# billing based on time - inpatient hospital



## Colliemom (Jan 9, 2009)

So I am hoping for some opinions....

1)A physician sees a patient in the hospital for a subsequent visit.  The pt has Down's Syndrome, so 30 minutes is spent in discussing the patient's dx and treatment options with the pt's family.  Can you bill based on time?

2)The patient has Medicare.  I realize that time spent in counseling with the family must be done with the patient present, when billing office charges based on time.  Must the patient be present if this is done in an inpatient hospital setting?  (As I know the physician can include floor time when billing based on time for inpatient visits in the hospital setting.)

thanks


----------



## FTessaBartels (Jan 9, 2009)

*Yes, you can use time in an inpatient setting*

Yes, you can use time spent in counseling/coordination of care in the inpatient setting to determine level of service. 

The note must state:
1.Total amount of time spent face-to-face with patient (floor/unit time counts for inpatient)
2. Amount of time spent in counseling/coordination of care (must be at more than half the total time)
3. Nature of the counseling/coordination of care.

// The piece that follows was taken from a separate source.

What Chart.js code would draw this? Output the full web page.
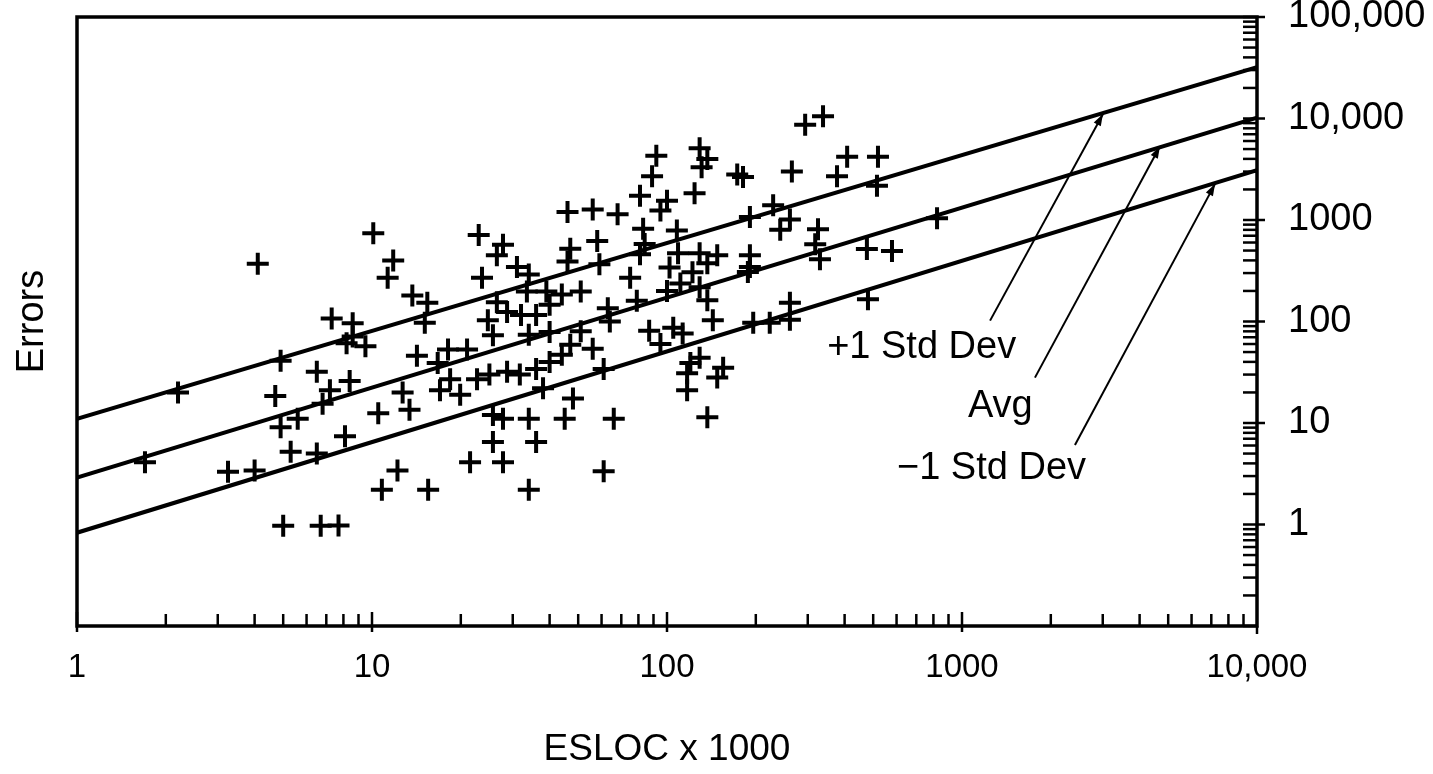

So, *for example,* you might have documentation such as:  I spent 30 minutes with patient and his parents, 18 minutes of which was in counseling/coordination of care, discussing diagnosis, treatment options, risk and benefits. 

NOTE: 30 minutes in an inpatient setting equals a 99232 subsequent hospital visit. If the patient is sufficiently ill, the physician may have already documented a 99233 visit level. For a subsequent visit you only need to meet the standard on two of the three: history, exam, MDM.

F Tessa Bartels, CPC, CEMC


----------